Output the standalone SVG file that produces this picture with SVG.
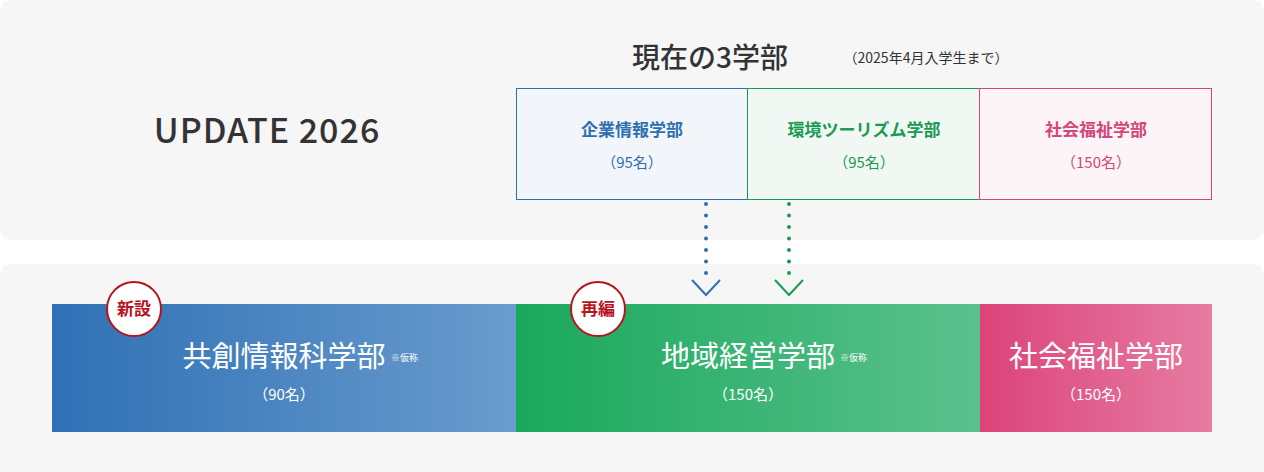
<svg xmlns="http://www.w3.org/2000/svg" width="1264" height="472" viewBox="0 0 1264 472">
<style>
text{font-family:"Noto Sans CJK JP","Noto Sans",sans-serif;text-anchor:middle}
.t{font-size:17px;font-weight:bold}
.n{font-size:15px}
.w{fill:#fff}
.big{font-size:29px;fill:#fff}
.note{font-size:9px;fill:#fff;text-anchor:start}
.badge{fill:#fff;stroke:#b8141e;stroke-width:2}
.bt{font-size:17px;font-weight:bold;fill:#b8141e}
</style>
<defs>
<linearGradient id="gb" x1="0" x2="1"><stop offset="0" stop-color="#2f70b5"/><stop offset="1" stop-color="#6a9ccd"/></linearGradient>
<linearGradient id="gg" x1="0" x2="1"><stop offset="0" stop-color="#1aa85c"/><stop offset="1" stop-color="#5bc18e"/></linearGradient>
<linearGradient id="gp" x1="0" x2="1"><stop offset="0" stop-color="#dc4479"/><stop offset="1" stop-color="#e67ca2"/></linearGradient>
</defs>
<rect width="1264" height="472" fill="#fff"/>
<rect x="0" y="0" width="1264" height="240" rx="10" fill="#f6f6f6"/>
<rect x="0" y="264" width="1264" height="220" rx="10" fill="#f6f6f6"/>
<text x="267" y="143" style="font-size:34px;font-weight:500;letter-spacing:1px" fill="#333">UPDATE 2026</text>
<text x="710" y="68" style="font-size:28px;font-weight:500" fill="#333">現在の3学部</text>
<text x="926" y="63" style="font-size:14px" fill="#333">（2025年4月入学生まで）</text>
<g id="old1"><rect x="516.5" y="88.5" width="231" height="111" fill="#f2f6fa" stroke="#2f6fb0"/><text x="632" y="136" class="t" fill="#2f6fb0">企業情報学部</text><text x="632" y="168" class="n" fill="#2f6fb0">（95名）</text></g>
<g id="old2"><rect x="747.5" y="88.5" width="232" height="111" fill="#f1f8f3" stroke="#1a9a52"/><text x="864" y="136" class="t" fill="#1a9a52">環境ツーリズム学部</text><text x="864" y="168" class="n" fill="#1a9a52">（95名）</text></g>
<g id="old3"><rect x="979.5" y="88.5" width="232" height="111" fill="#fcf4f7" stroke="#d6457a"/><text x="1096" y="136" class="t" fill="#d6457a">社会福祉学部</text><text x="1096" y="168" class="n" fill="#d6457a">（150名）</text></g>
<g id="connectors" fill="none" stroke-width="2">
<line x1="706" y1="204" x2="706" y2="284" stroke="#2f6fb0" stroke-width="4" stroke-linecap="round" stroke-dasharray="0 11.5"/>
<polyline points="692,280 706,295 720,280" stroke="#2f6fb0"/>
<line x1="789" y1="204" x2="789" y2="284" stroke="#1a9a52" stroke-width="4" stroke-linecap="round" stroke-dasharray="0 11.5"/>
<polyline points="775,280 789,295 803,280" stroke="#1a9a52"/>
</g>
<g id="new1"><rect x="52" y="304" width="464" height="128" fill="url(#gb)"/><text x="284" y="367" class="big">共創情報科学部</text><text x="391" y="361" class="note">※仮称</text><text x="284" y="400" class="n w">（90名）</text></g>
<g id="new2"><rect x="516" y="304" width="464" height="128" fill="url(#gg)"/><text x="748" y="367" class="big">地域経営学部</text><text x="840" y="361" class="note">※仮称</text><text x="748" y="400" class="n w">（150名）</text></g>
<g id="new3"><rect x="980" y="304" width="232" height="128" fill="url(#gp)"/><text x="1096" y="367" class="big">社会福祉学部</text><text x="1096" y="400" class="n w">（150名）</text></g>
<g id="badge1"><circle cx="134" cy="309" r="27" class="badge"/><text x="134" y="315" class="bt">新設</text></g>
<g id="badge2"><circle cx="598" cy="309" r="27" class="badge"/><text x="598" y="315" class="bt">再編</text></g>
</svg>
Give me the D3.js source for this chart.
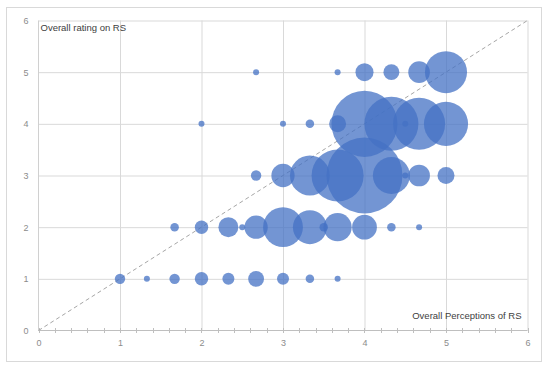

——

## WHAT IS EXPECTED
Except for the pictures, give all the material above again verbatim.

## EXERCISE SOLUTION
Output the standalone SVG file that produces this picture with SVG.
<svg xmlns="http://www.w3.org/2000/svg" width="1264" height="472" viewBox="0 0 1264 472">
<style>
text{font-family:"Noto Sans CJK JP","Noto Sans",sans-serif;text-anchor:middle}
.t{font-size:17px;font-weight:bold}
.n{font-size:15px}
.w{fill:#fff}
.big{font-size:29px;fill:#fff}
.note{font-size:9px;fill:#fff;text-anchor:start}
.badge{fill:#fff;stroke:#b8141e;stroke-width:2}
.bt{font-size:17px;font-weight:bold;fill:#b8141e}
</style>
<defs>
<linearGradient id="gb" x1="0" x2="1"><stop offset="0" stop-color="#2f70b5"/><stop offset="1" stop-color="#6a9ccd"/></linearGradient>
<linearGradient id="gg" x1="0" x2="1"><stop offset="0" stop-color="#1aa85c"/><stop offset="1" stop-color="#5bc18e"/></linearGradient>
<linearGradient id="gp" x1="0" x2="1"><stop offset="0" stop-color="#dc4479"/><stop offset="1" stop-color="#e67ca2"/></linearGradient>
</defs>
<rect width="1264" height="472" fill="#fff"/>
<rect x="0" y="0" width="1264" height="240" rx="10" fill="#f6f6f6"/>
<rect x="0" y="264" width="1264" height="220" rx="10" fill="#f6f6f6"/>
<text x="267" y="143" style="font-size:34px;font-weight:500;letter-spacing:1px" fill="#333">UPDATE 2026</text>
<text x="710" y="68" style="font-size:28px;font-weight:500" fill="#333">現在の3学部</text>
<text x="926" y="63" style="font-size:14px" fill="#333">（2025年4月入学生まで）</text>
<g id="old1"><rect x="516.5" y="88.5" width="231" height="111" fill="#f2f6fa" stroke="#2f6fb0"/><text x="632" y="136" class="t" fill="#2f6fb0">企業情報学部</text><text x="632" y="168" class="n" fill="#2f6fb0">（95名）</text></g>
<g id="old2"><rect x="747.5" y="88.5" width="232" height="111" fill="#f1f8f3" stroke="#1a9a52"/><text x="864" y="136" class="t" fill="#1a9a52">環境ツーリズム学部</text><text x="864" y="168" class="n" fill="#1a9a52">（95名）</text></g>
<g id="old3"><rect x="979.5" y="88.5" width="232" height="111" fill="#fcf4f7" stroke="#d6457a"/><text x="1096" y="136" class="t" fill="#d6457a">社会福祉学部</text><text x="1096" y="168" class="n" fill="#d6457a">（150名）</text></g>
<g id="connectors" fill="none" stroke-width="2">
<line x1="706" y1="204" x2="706" y2="284" stroke="#2f6fb0" stroke-width="4" stroke-linecap="round" stroke-dasharray="0 11.5"/>
<polyline points="692,280 706,295 720,280" stroke="#2f6fb0"/>
<line x1="789" y1="204" x2="789" y2="284" stroke="#1a9a52" stroke-width="4" stroke-linecap="round" stroke-dasharray="0 11.5"/>
<polyline points="775,280 789,295 803,280" stroke="#1a9a52"/>
</g>
<g id="new1"><rect x="52" y="304" width="464" height="128" fill="url(#gb)"/><text x="284" y="367" class="big">共創情報科学部</text><text x="391" y="361" class="note">※仮称</text><text x="284" y="400" class="n w">（90名）</text></g>
<g id="new2"><rect x="516" y="304" width="464" height="128" fill="url(#gg)"/><text x="748" y="367" class="big">地域経営学部</text><text x="840" y="361" class="note">※仮称</text><text x="748" y="400" class="n w">（150名）</text></g>
<g id="new3"><rect x="980" y="304" width="232" height="128" fill="url(#gp)"/><text x="1096" y="367" class="big">社会福祉学部</text><text x="1096" y="400" class="n w">（150名）</text></g>
<g id="badge1"><circle cx="134" cy="309" r="27" class="badge"/><text x="134" y="315" class="bt">新設</text></g>
<g id="badge2"><circle cx="598" cy="309" r="27" class="badge"/><text x="598" y="315" class="bt">再編</text></g>
</svg>
Give me the D3.js source for this chart.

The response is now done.